Your goal: Leaving out the pictures, retype all the material exactly.
— start Recorded data —
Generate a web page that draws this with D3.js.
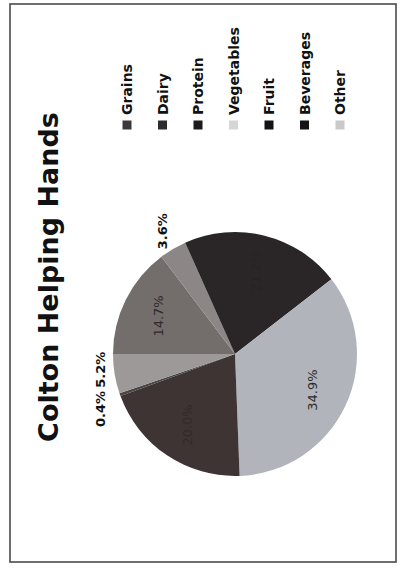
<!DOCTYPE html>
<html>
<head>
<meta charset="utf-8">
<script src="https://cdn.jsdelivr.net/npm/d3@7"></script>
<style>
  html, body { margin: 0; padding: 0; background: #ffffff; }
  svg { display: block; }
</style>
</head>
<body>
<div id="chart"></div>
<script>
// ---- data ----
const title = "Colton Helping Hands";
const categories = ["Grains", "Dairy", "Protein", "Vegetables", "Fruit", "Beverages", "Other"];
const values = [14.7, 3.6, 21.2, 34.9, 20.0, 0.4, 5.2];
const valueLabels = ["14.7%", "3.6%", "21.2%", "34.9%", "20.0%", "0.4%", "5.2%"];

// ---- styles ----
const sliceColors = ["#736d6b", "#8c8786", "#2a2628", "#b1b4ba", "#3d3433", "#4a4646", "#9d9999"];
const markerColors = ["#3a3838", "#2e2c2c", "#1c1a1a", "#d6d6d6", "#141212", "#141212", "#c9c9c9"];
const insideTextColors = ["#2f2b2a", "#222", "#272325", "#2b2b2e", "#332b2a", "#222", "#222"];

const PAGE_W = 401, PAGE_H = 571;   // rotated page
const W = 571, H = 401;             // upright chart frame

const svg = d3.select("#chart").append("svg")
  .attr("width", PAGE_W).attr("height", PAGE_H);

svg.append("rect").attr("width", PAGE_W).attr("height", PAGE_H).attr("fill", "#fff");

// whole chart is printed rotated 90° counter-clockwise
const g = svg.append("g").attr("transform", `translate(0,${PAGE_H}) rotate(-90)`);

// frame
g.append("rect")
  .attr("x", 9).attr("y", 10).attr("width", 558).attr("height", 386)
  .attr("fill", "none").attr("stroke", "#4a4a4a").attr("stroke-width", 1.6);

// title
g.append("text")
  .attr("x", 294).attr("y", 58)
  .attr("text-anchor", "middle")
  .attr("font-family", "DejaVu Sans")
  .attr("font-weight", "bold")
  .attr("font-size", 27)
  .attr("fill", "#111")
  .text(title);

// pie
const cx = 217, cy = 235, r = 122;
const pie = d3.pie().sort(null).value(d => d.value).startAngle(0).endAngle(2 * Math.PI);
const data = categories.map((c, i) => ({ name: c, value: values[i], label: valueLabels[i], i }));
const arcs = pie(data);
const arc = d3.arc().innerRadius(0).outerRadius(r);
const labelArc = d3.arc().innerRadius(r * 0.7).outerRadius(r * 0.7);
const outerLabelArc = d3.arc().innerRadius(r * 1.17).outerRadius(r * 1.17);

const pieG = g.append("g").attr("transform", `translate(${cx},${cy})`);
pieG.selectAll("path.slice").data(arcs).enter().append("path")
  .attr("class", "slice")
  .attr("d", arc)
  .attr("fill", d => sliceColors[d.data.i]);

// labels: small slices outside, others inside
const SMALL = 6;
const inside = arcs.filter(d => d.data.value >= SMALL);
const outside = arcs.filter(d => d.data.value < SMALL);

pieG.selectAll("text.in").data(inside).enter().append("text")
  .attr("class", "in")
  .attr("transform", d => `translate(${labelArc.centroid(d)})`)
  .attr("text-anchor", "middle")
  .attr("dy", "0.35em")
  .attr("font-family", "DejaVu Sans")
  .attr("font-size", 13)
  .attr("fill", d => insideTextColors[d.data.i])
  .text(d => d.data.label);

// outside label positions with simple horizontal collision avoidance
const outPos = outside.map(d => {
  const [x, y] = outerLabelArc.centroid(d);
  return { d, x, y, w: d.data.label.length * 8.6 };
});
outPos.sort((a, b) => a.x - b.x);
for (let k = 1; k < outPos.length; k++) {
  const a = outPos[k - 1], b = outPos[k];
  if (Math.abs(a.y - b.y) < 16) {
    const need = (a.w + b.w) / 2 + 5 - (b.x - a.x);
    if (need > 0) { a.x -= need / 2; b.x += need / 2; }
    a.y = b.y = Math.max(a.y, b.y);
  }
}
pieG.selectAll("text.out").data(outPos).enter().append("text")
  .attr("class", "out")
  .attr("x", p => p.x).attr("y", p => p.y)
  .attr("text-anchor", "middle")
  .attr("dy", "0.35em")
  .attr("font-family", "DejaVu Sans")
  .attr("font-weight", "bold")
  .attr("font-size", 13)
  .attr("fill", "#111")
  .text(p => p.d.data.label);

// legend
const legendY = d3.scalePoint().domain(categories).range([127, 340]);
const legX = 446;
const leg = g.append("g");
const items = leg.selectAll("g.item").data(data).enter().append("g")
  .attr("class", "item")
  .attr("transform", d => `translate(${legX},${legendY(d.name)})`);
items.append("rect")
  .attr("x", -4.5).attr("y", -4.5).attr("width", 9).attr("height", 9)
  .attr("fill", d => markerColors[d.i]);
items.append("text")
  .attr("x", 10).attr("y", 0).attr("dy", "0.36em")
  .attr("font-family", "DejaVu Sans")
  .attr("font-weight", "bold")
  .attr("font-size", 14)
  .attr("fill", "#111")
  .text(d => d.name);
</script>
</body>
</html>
— end Recorded data —
Exercise output:
Generate a web page that draws this with D3.js.
<!DOCTYPE html>
<html>
<head>
<meta charset="utf-8">
<script src="https://cdn.jsdelivr.net/npm/d3@7"></script>
<style>
  html, body { margin: 0; padding: 0; background: #ffffff; }
  svg { display: block; }
</style>
</head>
<body>
<div id="chart"></div>
<script>
// ---- data ----
const title = "Colton Helping Hands";
const categories = ["Grains", "Dairy", "Protein", "Vegetables", "Fruit", "Beverages", "Other"];
const values = [14.7, 3.6, 21.2, 34.9, 20.0, 0.4, 5.2];
const valueLabels = ["14.7%", "3.6%", "21.2%", "34.9%", "20.0%", "0.4%", "5.2%"];

// ---- styles ----
const sliceColors = ["#736d6b", "#8c8786", "#2a2628", "#b1b4ba", "#3d3433", "#4a4646", "#9d9999"];
const markerColors = ["#3a3838", "#2e2c2c", "#1c1a1a", "#d6d6d6", "#141212", "#141212", "#c9c9c9"];
const insideTextColors = ["#2f2b2a", "#222", "#272325", "#2b2b2e", "#332b2a", "#222", "#222"];

const PAGE_W = 401, PAGE_H = 571;   // rotated page
const W = 571, H = 401;             // upright chart frame

const svg = d3.select("#chart").append("svg")
  .attr("width", PAGE_W).attr("height", PAGE_H);

svg.append("rect").attr("width", PAGE_W).attr("height", PAGE_H).attr("fill", "#fff");

// whole chart is printed rotated 90° counter-clockwise
const g = svg.append("g").attr("transform", `translate(0,${PAGE_H}) rotate(-90)`);

// frame
g.append("rect")
  .attr("x", 9).attr("y", 10).attr("width", 558).attr("height", 386)
  .attr("fill", "none").attr("stroke", "#4a4a4a").attr("stroke-width", 1.6);

// title
g.append("text")
  .attr("x", 294).attr("y", 58)
  .attr("text-anchor", "middle")
  .attr("font-family", "DejaVu Sans")
  .attr("font-weight", "bold")
  .attr("font-size", 27)
  .attr("fill", "#111")
  .text(title);

// pie
const cx = 217, cy = 235, r = 122;
const pie = d3.pie().sort(null).value(d => d.value).startAngle(0).endAngle(2 * Math.PI);
const data = categories.map((c, i) => ({ name: c, value: values[i], label: valueLabels[i], i }));
const arcs = pie(data);
const arc = d3.arc().innerRadius(0).outerRadius(r);
const labelArc = d3.arc().innerRadius(r * 0.7).outerRadius(r * 0.7);
const outerLabelArc = d3.arc().innerRadius(r * 1.17).outerRadius(r * 1.17);

const pieG = g.append("g").attr("transform", `translate(${cx},${cy})`);
pieG.selectAll("path.slice").data(arcs).enter().append("path")
  .attr("class", "slice")
  .attr("d", arc)
  .attr("fill", d => sliceColors[d.data.i]);

// labels: small slices outside, others inside
const SMALL = 6;
const inside = arcs.filter(d => d.data.value >= SMALL);
const outside = arcs.filter(d => d.data.value < SMALL);

pieG.selectAll("text.in").data(inside).enter().append("text")
  .attr("class", "in")
  .attr("transform", d => `translate(${labelArc.centroid(d)})`)
  .attr("text-anchor", "middle")
  .attr("dy", "0.35em")
  .attr("font-family", "DejaVu Sans")
  .attr("font-size", 13)
  .attr("fill", d => insideTextColors[d.data.i])
  .text(d => d.data.label);

// outside label positions with simple horizontal collision avoidance
const outPos = outside.map(d => {
  const [x, y] = outerLabelArc.centroid(d);
  return { d, x, y, w: d.data.label.length * 8.6 };
});
outPos.sort((a, b) => a.x - b.x);
for (let k = 1; k < outPos.length; k++) {
  const a = outPos[k - 1], b = outPos[k];
  if (Math.abs(a.y - b.y) < 16) {
    const need = (a.w + b.w) / 2 + 5 - (b.x - a.x);
    if (need > 0) { a.x -= need / 2; b.x += need / 2; }
    a.y = b.y = Math.max(a.y, b.y);
  }
}
pieG.selectAll("text.out").data(outPos).enter().append("text")
  .attr("class", "out")
  .attr("x", p => p.x).attr("y", p => p.y)
  .attr("text-anchor", "middle")
  .attr("dy", "0.35em")
  .attr("font-family", "DejaVu Sans")
  .attr("font-weight", "bold")
  .attr("font-size", 13)
  .attr("fill", "#111")
  .text(p => p.d.data.label);

// legend
const legendY = d3.scalePoint().domain(categories).range([127, 340]);
const legX = 446;
const leg = g.append("g");
const items = leg.selectAll("g.item").data(data).enter().append("g")
  .attr("class", "item")
  .attr("transform", d => `translate(${legX},${legendY(d.name)})`);
items.append("rect")
  .attr("x", -4.5).attr("y", -4.5).attr("width", 9).attr("height", 9)
  .attr("fill", d => markerColors[d.i]);
items.append("text")
  .attr("x", 10).attr("y", 0).attr("dy", "0.36em")
  .attr("font-family", "DejaVu Sans")
  .attr("font-weight", "bold")
  .attr("font-size", 14)
  .attr("fill", "#111")
  .text(d => d.name);
</script>
</body>
</html>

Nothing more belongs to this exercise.